The Windies don’t look like they want to be playing Test cricket. India are treating the series as an audition for Australia. What purpose does a series of five-day mismatches serve? It doesn’t even offer the weaker team the honour of a quick knockout. Wouldn’t the Windies be better served playing teams of their quality? A three-match Afghanistan series surely would have helped them more than this flogging in India.
The television rights deals for Test cricket go at a fraction of what the IPL commands. For all the righteous chest-thumping by the vocal few on Twitter, the fact remains that Test viewership is on a downward curve.
In an earlier era, Test cricket was followed via commentary on radios and transistors. Tales of valour and intrigue, narrated by passionate voices, to an audience that had no other distraction. The radio fan went on to become the TV fan, but soon his wholesome cricket consumption got spiked by the dopamine kick that is pajama cricket – 50 overs. 20 overs. Now 100 balls. And as if the shorter forms of cricket weren’t distracting enough, he now has to deal with Netflix, and work, and staying woke, and general life in the 21st century.
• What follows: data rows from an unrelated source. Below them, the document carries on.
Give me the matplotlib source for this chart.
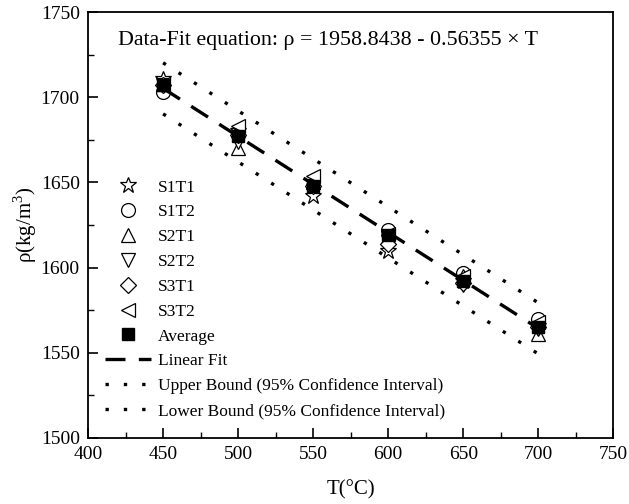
import numpy as np
import matplotlib
matplotlib.use("Agg")
import matplotlib.pyplot as plt
from matplotlib.ticker import MultipleLocator

plt.rcParams['font.family'] = ['Liberation Serif', 'DejaVu Serif']
plt.rcParams['mathtext.fontset'] = 'custom'
plt.rcParams['mathtext.rm'] = 'Liberation Serif'

T = [450, 500, 550, 600, 650, 700]
S1T1 = [1711, 1680, 1642, 1610, 1592, 1566]
S1T2 = [1703, 1678, 1648, 1622, 1597, 1570]
S2T1 = [1708, 1670, 1650, 1618, 1595, 1561]
S2T2 = [1707, 1674, 1648, 1615, 1590, 1564]
S3T1 = [1707, 1678, 1648, 1614, 1591, 1565]
S3T2 = [1708, 1683, 1654, 1620, 1595, 1568]
average = [1707, 1677, 1648, 1619, 1592, 1565]
fit_a, fit_b = 1958.8438, -0.56355
ci_half = 15.0

fig = plt.figure(figsize=(6.29, 5.04), dpi=100)
ax = fig.add_axes([0.140, 0.131, 0.835, 0.845])

ms = 10
kw = dict(linestyle='none', markerfacecolor='white', markeredgecolor='black', markersize=ms, markeredgewidth=0.9)
ax.plot(T, S1T1, marker='*', label='S1T1', **{**kw, 'markersize': 12})
ax.plot(T, S1T2, marker='o', label='S1T2', **kw)
ax.plot(T, S2T1, marker='^', label='S2T1', **kw)
ax.plot(T, S2T2, marker='v', label='S2T2', **kw)
ax.plot(T, S3T1, marker='D', label='S3T1', **{**kw, 'markersize': 8})
ax.plot(T, S3T2, marker='<', label='S3T2', **kw)
ax.plot(T, average, marker='s', linestyle='none', color='black', markersize=8.5, label='Average')

tt = np.array([T[0], T[-1]], dtype=float)
fit = fit_a + fit_b * tt
ax.plot(tt, fit, color='black', linestyle=(0, (6, 4)), linewidth=2.4, label='Linear Fit')
ax.plot(tt, fit + ci_half, color='black', linestyle=(0, (1, 4.5)), linewidth=2.4, label='Upper Bound (95% Confidence Interval)')
ax.plot(tt, fit - ci_half, color='black', linestyle=(0, (1, 4.5)), linewidth=2.4, label='Lower Bound (95% Confidence Interval)')

ax.set_xlim(400, 750)
ax.set_ylim(1500, 1750)
ax.xaxis.set_major_locator(MultipleLocator(50))
ax.xaxis.set_minor_locator(MultipleLocator(25))
ax.yaxis.set_major_locator(MultipleLocator(50))
ax.yaxis.set_minor_locator(MultipleLocator(25))
ax.tick_params(which='both', direction='in', top=False, right=False, labelsize=14)
ax.tick_params(axis='x', which='major', pad=6)
ax.tick_params(axis='y', which='major', pad=6)
ax.tick_params(which='major', length=7, width=1.2)
ax.tick_params(which='minor', length=4, width=1.0)
for s in ax.spines.values():
    s.set_linewidth(1.3)

ax.set_xlabel('T(°C)', fontsize=15, labelpad=12)
ax.set_ylabel(r'ρ(kg/m$^3$)', fontsize=15, labelpad=1)

ax.text(0.457, 0.934, 'Data-Fit equation: ρ = 1958.8438 - 0.56355 × T', transform=ax.transAxes,
        ha='center', va='center', fontsize=15.8)

ax.legend(loc='lower left', bbox_to_anchor=(0.01, 0.016), frameon=False, fontsize=12.5,
          handlelength=2.6, labelspacing=0.5, borderaxespad=0.3, handletextpad=0.4)

fig.savefig('out.png', dpi=100)
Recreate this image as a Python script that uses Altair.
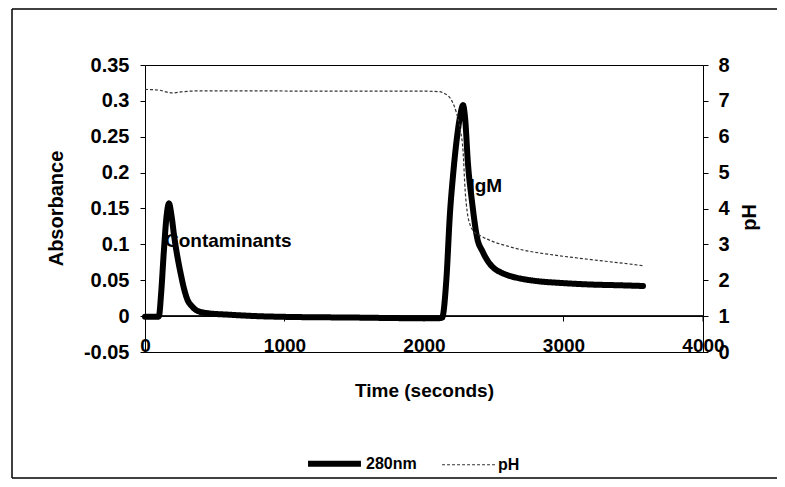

Whither Test cricket?
Not to worry. Test cricket is doing just fine. It’s just that we aren’t watching every ball. We are following the ebbs and throbs via a quick scan of ball-by-ball text commentary between work meetings; Through a quick refresh of a Twitter feed while at the water-cooler; Through a furtive refresh of a 15 minute video highlights capsule that’s buffering on our phones five minutes after stumps are drawn; Through a podcast on the day’s action as we drive home from work; Through endless, fervent discussions on WhatsApp groups.
It’s time to reckon with the fact that most of Test cricket is not made for live viewing at all – either from the stands or from the living room. Test cricket carries on at its own pace, even as life happens. What does this mean for the future of the sport? Well, Test cricket has survived doubters, World Wars, cinema and all forms of distractions for well over a century. Chances are that it will outlive us too.
When Noah wondered where he would find animals for his ark, God said, “Build it and they will come”. The administrators are taking a similar approach to Test cricket, and the Dubai experience shows that the animals aren’t exactly flocking to the ark. Cricket will survive their stupidity, but that’s no reason for them to not be more considerate to the few of us who still love the epic format.